* PROBLEM TO SOLVE:
Print, word for word, every line from the beginning of the listing up to and including the line with "const chl5 = [5.65, 1.7, 3.95, 13.2, 5.0, 3.0, 3.0];". Pictures are to be excluded.

* COLLECTED MATERIAL:
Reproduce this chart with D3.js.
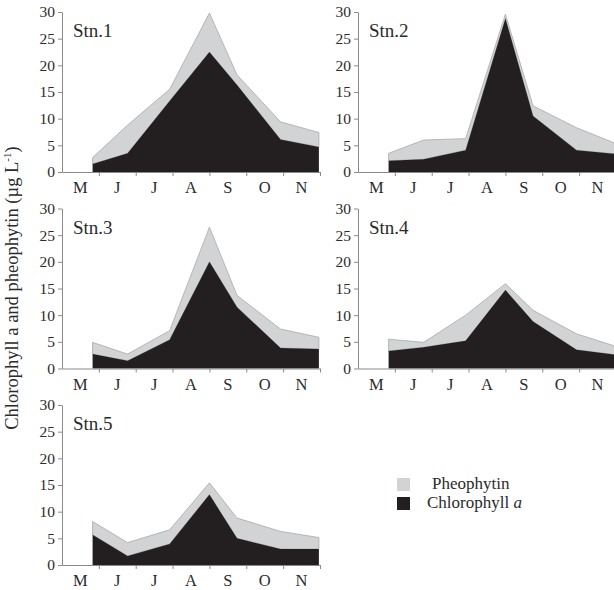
<!DOCTYPE html>
<html>
<head>
<meta charset="utf-8">
<script src="https://cdn.jsdelivr.net/npm/d3@7"></script>
<style>
  html, body { margin: 0; padding: 0; background: #fff; }
  svg { display: block; }
  svg text { font-family: "Liberation Serif", "Times New Roman", "DejaVu Serif", serif; }
</style>
</head>
<body>
<svg id="chart" width="614" height="590"></svg>
<script>
// Month categories on the x axis (May to November)
const months = ["M", "J", "J", "A", "S", "O", "N"];
// Sampling times, in months after the start of May
const sampleMonths = [0.83, 1.78, 2.92, 4.0, 4.75, 5.93, 6.97];
const yTicks = [0, 5, 10, 15, 20, 25, 30];
const stations = ["Stn.1", "Stn.2", "Stn.3", "Stn.4", "Stn.5"];

// Chlorophyll a (µg/L) per station
const chl1 = [1.5, 3.5, 13.3, 22.5, 16.3, 6.1, 4.7];
const chl2 = [2.1, 2.4, 4.1, 28.8, 10.5, 4.1, 3.4];
const chl3 = [2.7, 1.45, 5.4, 20.0, 11.5, 3.85, 3.65];
const chl4 = [3.3, 4.0, 5.2, 14.7, 8.8, 3.5, 2.6];
const chl5 = [5.65, 1.7, 3.95, 13.2, 5.0, 3.0, 3.0];

// Pheophytin (µg/L) per station, stacked on top of chlorophyll a
const pheo1 = [1.2, 5.3, 2.2, 7.3, 1.9, 3.3, 2.7];
const pheo2 = [1.4, 3.6, 2.15, 0.8, 1.9, 4.2, 2.0];
const pheo3 = [2.2, 1.25, 1.7, 6.5, 2.2, 3.55, 2.2];
const pheo4 = [2.2, 0.9, 4.8, 1.2, 2.1, 3.0, 1.6];
const pheo5 = [2.5, 2.5, 2.65, 2.2, 3.8, 3.3, 2.15];

const chlSeries = [chl1, chl2, chl3, chl4, chl5];
const pheoSeries = [pheo1, pheo2, pheo3, pheo4, pheo5];

const serif = '"Liberation Serif", "Times New Roman", "DejaVu Serif", serif';
const colors = { chl: "#231f20", pheo: "#d1d3d4", pheoLine: "#a7a9ab", axis: "#8a8a8a", text: "#2b2b2b" };

const svg = d3.select("#chart");
const panelW = 258, panelH = 160;
const origins = [[62, 12], [358, 12], [62, 208.5], [358, 208.5], [62, 405]];

const x = d3.scaleLinear().domain([0, months.length]).range([0, panelW]);
const y = d3.scaleLinear().domain([0, 30]).range([panelH, 0]);

stations.forEach((name, i) => {
  const g = svg.append("g").attr("transform", `translate(${origins[i][0]},${origins[i][1]})`);
  const rows = sampleMonths.map((m, k) => ({ m, chl: chlSeries[i][k], pheo: pheoSeries[i][k] }));
  const stacked = d3.stack().keys(["chl", "pheo"])(rows);

  const area = d3.area()
    .x(d => x(d.data.m))
    .y0(d => y(d[0]))
    .y1(d => y(d[1]));

  // pheophytin layer (upper)
  g.append("path").datum(stacked[1])
    .attr("d", area)
    .attr("fill", colors.pheo)
    .attr("stroke", colors.pheoLine)
    .attr("stroke-width", 0.8)
    .attr("stroke-linejoin", "round");
  // chlorophyll a layer (lower)
  g.append("path").datum(stacked[0])
    .attr("d", area)
    .attr("fill", colors.chl);

  // y axis
  const yAxis = g.append("g")
    .call(d3.axisLeft(y).tickValues(yTicks).tickSize(4).tickPadding(3).tickSizeOuter(0));
  yAxis.attr("font-family", null);
  yAxis.select(".domain").attr("stroke", colors.axis);
  yAxis.selectAll(".tick line").attr("stroke", colors.axis);
  yAxis.selectAll("text").attr("fill", colors.text)
    .style("font-family", serif).style("font-size", "15.5px");

  // x axis: ticks at month boundaries, labels centred in each month
  const xAxis = g.append("g").attr("transform", `translate(0,${panelH})`)
    .call(d3.axisBottom(x).tickValues(d3.range(1, months.length + 1)).tickSize(4).tickFormat("").tickSizeOuter(0));
  xAxis.select(".domain").attr("stroke", colors.axis);
  xAxis.selectAll(".tick line").attr("stroke", colors.axis);

  g.append("g").selectAll("text")
    .data(months)
    .join("text")
    .attr("x", (d, k) => x(k + 0.5))
    .attr("y", panelH + 21)
    .attr("text-anchor", "middle")
    .attr("fill", colors.text)
    .style("font-family", serif).style("font-size", "16.5px")
    .text(d => d);

  // station label
  g.append("text")
    .attr("x", 11)
    .attr("y", 25)
    .attr("fill", colors.text)
    .style("font-family", serif).style("font-size", "19px")
    .text(name);
});

// shared y-axis title
const yTitle = svg.append("text")
  .attr("transform", "translate(18,288) rotate(-90)")
  .attr("text-anchor", "middle")
  .attr("fill", colors.text)
  .style("font-family", serif).style("font-size", "18.5px");
yTitle.append("tspan").text("Chlorophyll a and pheophytin (µg L");
yTitle.append("tspan").style("font-size", "11px").attr("dy", -7).text("-1");
yTitle.append("tspan").attr("dy", 7).text(")");

// legend
const legendItems = [
  { label: "Pheophytin", color: colors.pheo, italic: null, tx: 432 },
  { label: "Chlorophyll ", color: colors.chl, italic: "a", tx: 427 }
];
const legend = svg.append("g");
legendItems.forEach((item, k) => {
  const yy = 478 + k * 19;
  legend.append("rect")
    .attr("x", 397).attr("y", yy)
    .attr("width", 13).attr("height", 13)
    .attr("fill", item.color);
  const t = legend.append("text")
    .attr("x", item.tx).attr("y", yy + 11)
    .attr("fill", colors.text)
    .style("font-family", serif).style("font-size", "17px");
  t.append("tspan").text(item.label);
  if (item.italic) t.append("tspan").style("font-style", "italic").text(item.italic);
});
</script>
</body>
</html>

* TASK ANSWER:
Reproduce this chart with D3.js.
<!DOCTYPE html>
<html>
<head>
<meta charset="utf-8">
<script src="https://cdn.jsdelivr.net/npm/d3@7"></script>
<style>
  html, body { margin: 0; padding: 0; background: #fff; }
  svg { display: block; }
  svg text { font-family: "Liberation Serif", "Times New Roman", "DejaVu Serif", serif; }
</style>
</head>
<body>
<svg id="chart" width="614" height="590"></svg>
<script>
// Month categories on the x axis (May to November)
const months = ["M", "J", "J", "A", "S", "O", "N"];
// Sampling times, in months after the start of May
const sampleMonths = [0.83, 1.78, 2.92, 4.0, 4.75, 5.93, 6.97];
const yTicks = [0, 5, 10, 15, 20, 25, 30];
const stations = ["Stn.1", "Stn.2", "Stn.3", "Stn.4", "Stn.5"];

// Chlorophyll a (µg/L) per station
const chl1 = [1.5, 3.5, 13.3, 22.5, 16.3, 6.1, 4.7];
const chl2 = [2.1, 2.4, 4.1, 28.8, 10.5, 4.1, 3.4];
const chl3 = [2.7, 1.45, 5.4, 20.0, 11.5, 3.85, 3.65];
const chl4 = [3.3, 4.0, 5.2, 14.7, 8.8, 3.5, 2.6];
const chl5 = [5.65, 1.7, 3.95, 13.2, 5.0, 3.0, 3.0];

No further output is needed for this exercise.